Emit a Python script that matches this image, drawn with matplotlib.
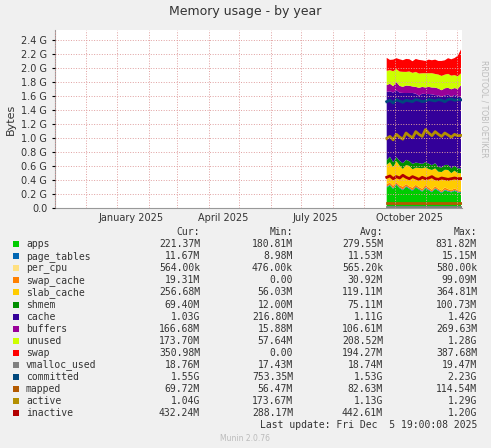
import matplotlib
matplotlib.use("Agg")
import matplotlib.pyplot as plt
import matplotlib.dates as mdates
import numpy as np
import pandas as pd

# ---- data (MiB) ----
dates = pd.date_range("2025-09-23", "2025-12-05", periods=24)
apps =       [300,330,280,340,290,260,310,280,250,300,270,240,290,260,230,280,250,220,260,240,230,250,230,221]
page_tables =[12,12,11,12,11,12,11,12,12,11,12,11,12,11,12,11,12,12,11,12,11,12,12,12]
per_cpu =    [0.56]*24
swap_cache = [40,30,35,25,30,40,30,25,35,30,25,30,35,30,25,30,20,25,30,25,20,25,20,19]
slab_cache = [280,300,270,310,290,260,280,300,270,250,280,300,260,270,290,260,250,270,260,280,250,260,250,257]
shmem =      [70,80,75,60,70,85,75,70,80,75,70,65,75,80,70,75,70,65,70,75,70,72,70,69]
cache =      [1000,960,1020,980,1000,1030,980,1000,1040,1010,990,1030,1000,1020,1040,1000,1050,1040,1020,1030,1050,1040,1060,1055]
buffers =    [100,110,95,120,100,90,110,105,95,100,115,100,95,105,100,110,100,95,105,100,110,100,105,167]
unused =     [210,200,220,190,210,220,200,210,200,220,210,200,210,200,210,200,205,210,200,205,200,190,185,174]
swap =       [190,150,170,160,180,170,190,180,170,190,200,190,180,200,190,210,200,220,210,230,240,250,300,351]
committed =  [1560,1580,1540,1590,1570,1550,1580,1570,1560,1590,1580,1560,1570,1590,1580,1570,1590,1580,1560,1590,1600,1580,1590,1587]
active =     [1020,1050,1000,1080,1040,1010,1100,1060,1030,1120,1080,1050,1150,1100,1060,1120,1080,1050,1100,1070,1040,1080,1060,1065]
inactive =   [450,470,430,460,440,480,450,430,460,440,420,450,430,440,460,430,420,440,430,420,430,440,430,432]
mapped =     [70]*24
vmalloc_used=[19]*24

names = ["apps","page_tables","per_cpu","swap_cache","slab_cache","shmem","cache","buffers",
         "unused","swap","vmalloc_used","committed","mapped","active","inactive"]
colors = ["#00CC00","#0066B3","#FFE080","#FF8000","#FFCC00","#008F00","#330099","#990099",
          "#CCFF00","#FF0000","#808080","#00487D","#B35A00","#B38F00","#B30000"]
cur = ["221.37M","11.67M","564.00k","19.31M","256.68M","69.40M","1.03G","166.68M","173.70M","350.98M","18.76M","1.55G","69.72M","1.04G","432.24M"]
mn  = ["180.81M","8.98M","476.00k","0.00","56.03M","12.00M","216.80M","15.88M","57.64M","0.00","17.43M","753.35M","56.47M","173.67M","288.17M"]
avg = ["279.55M","11.53M","565.20k","30.92M","119.11M","75.11M","1.11G","106.61M","208.52M","194.27M","18.74M","1.53G","82.63M","1.13G","442.61M"]
mx  = ["831.82M","15.15M","580.00k","99.09M","364.81M","100.73M","1.42G","269.63M","1.28G","387.68M","19.47M","2.23G","114.54M","1.29G","1.20G"]

g = lambda a: np.array(a) / 1024.0
fig = plt.figure(figsize=(4.91, 4.48), dpi=100, facecolor="#F0F0F0")
ax = fig.add_axes([55/491, 1-208/448, 407/491, 178/448], facecolor="white")

stack = [apps, page_tables, per_cpu, swap_cache, slab_cache, shmem, cache, buffers, unused, swap]
ax.stackplot(dates, *[g(s) for s in stack], colors=colors[:10], linewidth=0)
for s, c in zip([vmalloc_used, committed, mapped, active, inactive], colors[10:]):
    ax.plot(dates, g(s), color=c, lw=2)

ax.set_xlim(pd.Timestamp("2024-11-01"), pd.Timestamp("2025-12-06"))
ax.set_ylim(0, 2.55)
yt = np.arange(0, 2.41, 0.2)
ax.set_yticks(yt)
ax.set_yticklabels(["0.0"] + [f"{v:.1f} G" for v in yt[1:]], fontsize=7, color="#333333")
ax.xaxis.set_major_locator(mdates.MonthLocator(bymonth=[1, 4, 7, 10], bymonthday=15))
ax.xaxis.set_major_formatter(mdates.DateFormatter("%B %Y"))
ax.xaxis.set_minor_locator(mdates.MonthLocator())
for lab in ax.get_xticklabels():
    lab.set_fontsize(7); lab.set_color("#333333")
ax.tick_params(axis="x", which="major", length=0)
ax.tick_params(axis="both", which="minor", length=0)
ax.tick_params(axis="y", length=2)
ax.grid(True, which="minor", axis="x", color="#E0A0A0", ls=":", lw=0.7)
ax.grid(True, which="major", axis="y", color="#E0A0A0", ls=":", lw=0.7)
ax.set_axisbelow(False)
for sp in ["top", "right"]:
    ax.spines[sp].set_visible(False)
ax.spines["left"].set_color("#999999"); ax.spines["bottom"].set_color("#999999")
ax.set_ylabel("Bytes", fontsize=8, color="#333333")

fig.text(0.5, 1-12/448, "Memory usage - by year", ha="center", va="center", fontsize=9, color="#333333")
fig.text(484/491, 1-60/448, "RRDTOOL / TOBI OETIKER", rotation=270, ha="center", va="top", fontsize=5.5, color="#BBBBBB")

fs = 7
mono = "DejaVu Sans Mono"
y0 = 232
for col, xr in zip(["Cur:", "Min:", "Avg:", "Max:"], [200, 293, 383, 477]):
    fig.text(xr/491, 1-y0/448, col, ha="right", va="center", fontsize=fs, family=mono, color="#333333")
for i, n in enumerate(names):
    y = 1-(244+i*12.1)/448
    fig.patches.append(plt.Rectangle((13/491, y-3/448), 6/491, 6/448, transform=fig.transFigure,
                                     facecolor=colors[i], edgecolor="none"))
    fig.text(26/491, y, n, ha="left", va="center", fontsize=fs, family=mono, color="#333333")
    for vals, xr in zip([cur, mn, avg, mx], [200, 293, 383, 477]):
        fig.text(xr/491, y, vals[i], ha="right", va="center", fontsize=fs, family=mono, color="#333333")
fig.text(477/491, 1-425/448, "Last update: Fri Dec  5 19:00:08 2025", ha="right", va="center",
         fontsize=fs, family=mono, color="#333333")
fig.text(0.5, 1-438/448, "Munin 2.0.76", ha="center", va="center", fontsize=5.5, color="#BBBBBB")

fig.savefig("out.png", dpi=100, facecolor=fig.get_facecolor())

·····

| Stated problem |
Repeat the material above verbatim, with no pictures in the output.

| Exercise answer |
Emit a Python script that matches this image, drawn with matplotlib.
import matplotlib
matplotlib.use("Agg")
import matplotlib.pyplot as plt
import matplotlib.dates as mdates
import numpy as np
import pandas as pd

# ---- data (MiB) ----
dates = pd.date_range("2025-09-23", "2025-12-05", periods=24)
apps =       [300,330,280,340,290,260,310,280,250,300,270,240,290,260,230,280,250,220,260,240,230,250,230,221]
page_tables =[12,12,11,12,11,12,11,12,12,11,12,11,12,11,12,11,12,12,11,12,11,12,12,12]
per_cpu =    [0.56]*24
swap_cache = [40,30,35,25,30,40,30,25,35,30,25,30,35,30,25,30,20,25,30,25,20,25,20,19]
slab_cache = [280,300,270,310,290,260,280,300,270,250,280,300,260,270,290,260,250,270,260,280,250,260,250,257]
shmem =      [70,80,75,60,70,85,75,70,80,75,70,65,75,80,70,75,70,65,70,75,70,72,70,69]
cache =      [1000,960,1020,980,1000,1030,980,1000,1040,1010,990,1030,1000,1020,1040,1000,1050,1040,1020,1030,1050,1040,1060,1055]
buffers =    [100,110,95,120,100,90,110,105,95,100,115,100,95,105,100,110,100,95,105,100,110,100,105,167]
unused =     [210,200,220,190,210,220,200,210,200,220,210,200,210,200,210,200,205,210,200,205,200,190,185,174]
swap =       [190,150,170,160,180,170,190,180,170,190,200,190,180,200,190,210,200,220,210,230,240,250,300,351]
committed =  [1560,1580,1540,1590,1570,1550,1580,1570,1560,1590,1580,1560,1570,1590,1580,1570,1590,1580,1560,1590,1600,1580,1590,1587]
active =     [1020,1050,1000,1080,1040,1010,1100,1060,1030,1120,1080,1050,1150,1100,1060,1120,1080,1050,1100,1070,1040,1080,1060,1065]
inactive =   [450,470,430,460,440,480,450,430,460,440,420,450,430,440,460,430,420,440,430,420,430,440,430,432]
mapped =     [70]*24
vmalloc_used=[19]*24

names = ["apps","page_tables","per_cpu","swap_cache","slab_cache","shmem","cache","buffers",
         "unused","swap","vmalloc_used","committed","mapped","active","inactive"]
colors = ["#00CC00","#0066B3","#FFE080","#FF8000","#FFCC00","#008F00","#330099","#990099",
          "#CCFF00","#FF0000","#808080","#00487D","#B35A00","#B38F00","#B30000"]
cur = ["221.37M","11.67M","564.00k","19.31M","256.68M","69.40M","1.03G","166.68M","173.70M","350.98M","18.76M","1.55G","69.72M","1.04G","432.24M"]
mn  = ["180.81M","8.98M","476.00k","0.00","56.03M","12.00M","216.80M","15.88M","57.64M","0.00","17.43M","753.35M","56.47M","173.67M","288.17M"]
avg = ["279.55M","11.53M","565.20k","30.92M","119.11M","75.11M","1.11G","106.61M","208.52M","194.27M","18.74M","1.53G","82.63M","1.13G","442.61M"]
mx  = ["831.82M","15.15M","580.00k","99.09M","364.81M","100.73M","1.42G","269.63M","1.28G","387.68M","19.47M","2.23G","114.54M","1.29G","1.20G"]

g = lambda a: np.array(a) / 1024.0
fig = plt.figure(figsize=(4.91, 4.48), dpi=100, facecolor="#F0F0F0")
ax = fig.add_axes([55/491, 1-208/448, 407/491, 178/448], facecolor="white")

stack = [apps, page_tables, per_cpu, swap_cache, slab_cache, shmem, cache, buffers, unused, swap]
ax.stackplot(dates, *[g(s) for s in stack], colors=colors[:10], linewidth=0)
for s, c in zip([vmalloc_used, committed, mapped, active, inactive], colors[10:]):
    ax.plot(dates, g(s), color=c, lw=2)

ax.set_xlim(pd.Timestamp("2024-11-01"), pd.Timestamp("2025-12-06"))
ax.set_ylim(0, 2.55)
yt = np.arange(0, 2.41, 0.2)
ax.set_yticks(yt)
ax.set_yticklabels(["0.0"] + [f"{v:.1f} G" for v in yt[1:]], fontsize=7, color="#333333")
ax.xaxis.set_major_locator(mdates.MonthLocator(bymonth=[1, 4, 7, 10], bymonthday=15))
ax.xaxis.set_major_formatter(mdates.DateFormatter("%B %Y"))
ax.xaxis.set_minor_locator(mdates.MonthLocator())
for lab in ax.get_xticklabels():
    lab.set_fontsize(7); lab.set_color("#333333")
ax.tick_params(axis="x", which="major", length=0)
ax.tick_params(axis="both", which="minor", length=0)
ax.tick_params(axis="y", length=2)
ax.grid(True, which="minor", axis="x", color="#E0A0A0", ls=":", lw=0.7)
ax.grid(True, which="major", axis="y", color="#E0A0A0", ls=":", lw=0.7)
ax.set_axisbelow(False)
for sp in ["top", "right"]:
    ax.spines[sp].set_visible(False)
ax.spines["left"].set_color("#999999"); ax.spines["bottom"].set_color("#999999")
ax.set_ylabel("Bytes", fontsize=8, color="#333333")

fig.text(0.5, 1-12/448, "Memory usage - by year", ha="center", va="center", fontsize=9, color="#333333")
fig.text(484/491, 1-60/448, "RRDTOOL / TOBI OETIKER", rotation=270, ha="center", va="top", fontsize=5.5, color="#BBBBBB")

fs = 7
mono = "DejaVu Sans Mono"
y0 = 232
for col, xr in zip(["Cur:", "Min:", "Avg:", "Max:"], [200, 293, 383, 477]):
    fig.text(xr/491, 1-y0/448, col, ha="right", va="center", fontsize=fs, family=mono, color="#333333")
for i, n in enumerate(names):
    y = 1-(244+i*12.1)/448
    fig.patches.append(plt.Rectangle((13/491, y-3/448), 6/491, 6/448, transform=fig.transFigure,
                                     facecolor=colors[i], edgecolor="none"))
    fig.text(26/491, y, n, ha="left", va="center", fontsize=fs, family=mono, color="#333333")
    for vals, xr in zip([cur, mn, avg, mx], [200, 293, 383, 477]):
        fig.text(xr/491, y, vals[i], ha="right", va="center", fontsize=fs, family=mono, color="#333333")
fig.text(477/491, 1-425/448, "Last update: Fri Dec  5 19:00:08 2025", ha="right", va="center",
         fontsize=fs, family=mono, color="#333333")
fig.text(0.5, 1-438/448, "Munin 2.0.76", ha="center", va="center", fontsize=5.5, color="#BBBBBB")

fig.savefig("out.png", dpi=100, facecolor=fig.get_facecolor())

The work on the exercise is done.